### Your goal
Your task is to locate every line holding the string "that" and to copy each of them.

++++++++++++++++++++

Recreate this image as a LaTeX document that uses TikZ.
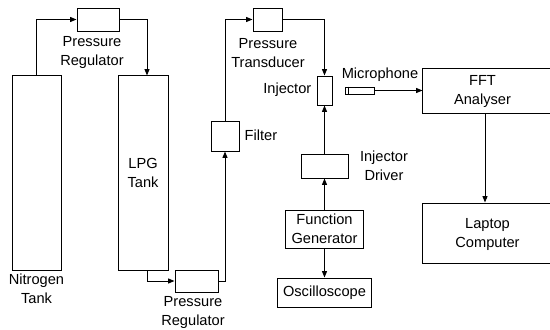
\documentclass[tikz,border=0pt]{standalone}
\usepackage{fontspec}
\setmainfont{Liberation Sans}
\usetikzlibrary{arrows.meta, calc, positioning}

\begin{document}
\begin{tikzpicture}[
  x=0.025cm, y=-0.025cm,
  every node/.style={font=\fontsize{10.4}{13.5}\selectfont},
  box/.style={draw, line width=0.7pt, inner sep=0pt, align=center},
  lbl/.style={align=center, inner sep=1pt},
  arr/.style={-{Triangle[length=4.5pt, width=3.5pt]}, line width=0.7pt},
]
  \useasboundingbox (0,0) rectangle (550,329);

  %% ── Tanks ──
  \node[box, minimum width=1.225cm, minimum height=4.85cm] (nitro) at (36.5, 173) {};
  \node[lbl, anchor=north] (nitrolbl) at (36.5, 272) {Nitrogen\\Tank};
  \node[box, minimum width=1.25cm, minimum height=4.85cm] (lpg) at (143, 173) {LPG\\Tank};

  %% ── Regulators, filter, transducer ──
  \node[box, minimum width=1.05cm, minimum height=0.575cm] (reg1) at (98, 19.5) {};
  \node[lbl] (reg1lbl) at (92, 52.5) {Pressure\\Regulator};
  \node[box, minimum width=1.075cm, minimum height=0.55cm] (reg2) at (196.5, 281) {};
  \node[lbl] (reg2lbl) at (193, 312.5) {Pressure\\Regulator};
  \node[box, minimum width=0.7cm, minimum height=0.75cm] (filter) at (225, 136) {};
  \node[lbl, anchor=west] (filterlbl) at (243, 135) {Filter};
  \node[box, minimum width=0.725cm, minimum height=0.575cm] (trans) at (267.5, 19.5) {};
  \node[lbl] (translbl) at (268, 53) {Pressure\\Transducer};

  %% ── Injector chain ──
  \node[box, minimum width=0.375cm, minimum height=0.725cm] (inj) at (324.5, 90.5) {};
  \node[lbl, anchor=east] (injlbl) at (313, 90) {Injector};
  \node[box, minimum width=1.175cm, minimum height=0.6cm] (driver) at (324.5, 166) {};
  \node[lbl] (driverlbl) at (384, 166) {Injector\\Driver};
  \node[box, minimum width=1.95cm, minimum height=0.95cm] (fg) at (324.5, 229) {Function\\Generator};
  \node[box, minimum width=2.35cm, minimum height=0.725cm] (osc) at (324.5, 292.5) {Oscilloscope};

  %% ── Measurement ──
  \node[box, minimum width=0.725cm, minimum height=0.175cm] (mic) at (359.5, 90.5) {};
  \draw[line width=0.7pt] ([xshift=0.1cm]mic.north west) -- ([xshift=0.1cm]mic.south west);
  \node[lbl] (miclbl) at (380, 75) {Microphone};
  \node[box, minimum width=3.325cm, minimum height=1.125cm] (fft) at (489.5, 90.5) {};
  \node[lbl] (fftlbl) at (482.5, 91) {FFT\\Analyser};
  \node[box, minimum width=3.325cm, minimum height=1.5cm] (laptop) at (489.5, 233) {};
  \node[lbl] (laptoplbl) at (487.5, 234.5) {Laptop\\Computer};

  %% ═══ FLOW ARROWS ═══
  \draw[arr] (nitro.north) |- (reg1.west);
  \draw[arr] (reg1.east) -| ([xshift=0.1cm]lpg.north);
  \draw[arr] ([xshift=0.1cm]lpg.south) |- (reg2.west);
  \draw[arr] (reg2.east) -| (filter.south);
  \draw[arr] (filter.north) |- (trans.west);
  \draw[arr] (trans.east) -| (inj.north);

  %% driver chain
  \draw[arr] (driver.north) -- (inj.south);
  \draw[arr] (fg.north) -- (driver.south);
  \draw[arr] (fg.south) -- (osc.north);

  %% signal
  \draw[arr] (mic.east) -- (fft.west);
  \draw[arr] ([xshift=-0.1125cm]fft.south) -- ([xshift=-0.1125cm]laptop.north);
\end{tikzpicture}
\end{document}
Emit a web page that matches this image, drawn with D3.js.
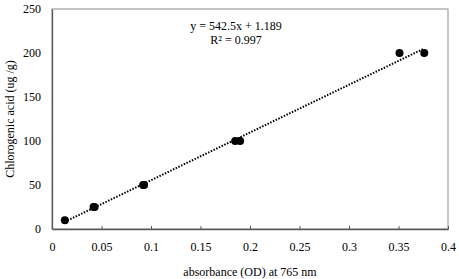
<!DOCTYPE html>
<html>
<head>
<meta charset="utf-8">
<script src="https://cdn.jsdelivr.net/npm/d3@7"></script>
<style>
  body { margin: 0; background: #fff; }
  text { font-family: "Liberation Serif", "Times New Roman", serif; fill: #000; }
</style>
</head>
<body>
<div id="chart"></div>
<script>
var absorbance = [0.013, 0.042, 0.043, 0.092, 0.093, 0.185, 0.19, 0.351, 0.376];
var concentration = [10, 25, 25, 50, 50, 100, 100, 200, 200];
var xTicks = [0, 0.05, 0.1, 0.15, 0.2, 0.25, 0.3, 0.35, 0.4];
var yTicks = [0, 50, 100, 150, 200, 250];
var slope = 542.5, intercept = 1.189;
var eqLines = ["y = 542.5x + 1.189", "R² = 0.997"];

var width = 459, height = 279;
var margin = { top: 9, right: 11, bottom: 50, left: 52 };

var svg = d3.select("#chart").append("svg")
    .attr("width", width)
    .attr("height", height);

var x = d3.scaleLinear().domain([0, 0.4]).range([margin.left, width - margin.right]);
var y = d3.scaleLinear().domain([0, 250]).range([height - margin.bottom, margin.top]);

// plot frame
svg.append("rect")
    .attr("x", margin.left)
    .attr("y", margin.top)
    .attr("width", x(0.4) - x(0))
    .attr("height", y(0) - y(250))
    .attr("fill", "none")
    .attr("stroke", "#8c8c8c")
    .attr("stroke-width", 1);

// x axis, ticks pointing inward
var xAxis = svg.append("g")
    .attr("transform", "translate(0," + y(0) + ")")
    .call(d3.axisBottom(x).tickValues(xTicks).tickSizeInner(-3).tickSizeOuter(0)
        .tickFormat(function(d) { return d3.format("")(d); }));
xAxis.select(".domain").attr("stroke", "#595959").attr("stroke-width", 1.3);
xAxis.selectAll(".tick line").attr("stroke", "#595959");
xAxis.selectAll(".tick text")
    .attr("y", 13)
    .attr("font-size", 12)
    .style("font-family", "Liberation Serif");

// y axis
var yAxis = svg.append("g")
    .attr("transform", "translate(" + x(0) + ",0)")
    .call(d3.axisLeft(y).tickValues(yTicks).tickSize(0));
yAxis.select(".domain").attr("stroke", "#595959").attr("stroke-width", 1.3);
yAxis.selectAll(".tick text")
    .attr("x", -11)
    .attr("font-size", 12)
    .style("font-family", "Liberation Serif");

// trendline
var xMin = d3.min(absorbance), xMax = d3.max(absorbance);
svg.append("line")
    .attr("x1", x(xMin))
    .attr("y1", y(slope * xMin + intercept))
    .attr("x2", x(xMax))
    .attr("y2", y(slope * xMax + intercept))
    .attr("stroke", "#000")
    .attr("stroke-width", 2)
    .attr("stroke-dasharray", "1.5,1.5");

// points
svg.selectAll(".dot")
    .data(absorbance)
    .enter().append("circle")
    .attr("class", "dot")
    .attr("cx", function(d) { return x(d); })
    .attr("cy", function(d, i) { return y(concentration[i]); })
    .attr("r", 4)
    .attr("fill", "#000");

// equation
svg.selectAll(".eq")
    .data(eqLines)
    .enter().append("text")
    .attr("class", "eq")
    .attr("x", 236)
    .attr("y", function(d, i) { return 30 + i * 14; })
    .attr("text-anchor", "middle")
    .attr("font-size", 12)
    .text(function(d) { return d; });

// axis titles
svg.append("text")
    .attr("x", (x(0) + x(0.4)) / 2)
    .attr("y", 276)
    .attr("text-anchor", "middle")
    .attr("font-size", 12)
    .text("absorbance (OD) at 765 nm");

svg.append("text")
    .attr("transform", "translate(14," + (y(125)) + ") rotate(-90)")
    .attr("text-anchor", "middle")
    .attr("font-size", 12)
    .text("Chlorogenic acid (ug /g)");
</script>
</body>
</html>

++++++++++++++++++++

### Response to the exercise
Recreate this image as a LaTeX document that uses TikZ.
Emit a web page that matches this image, drawn with D3.js.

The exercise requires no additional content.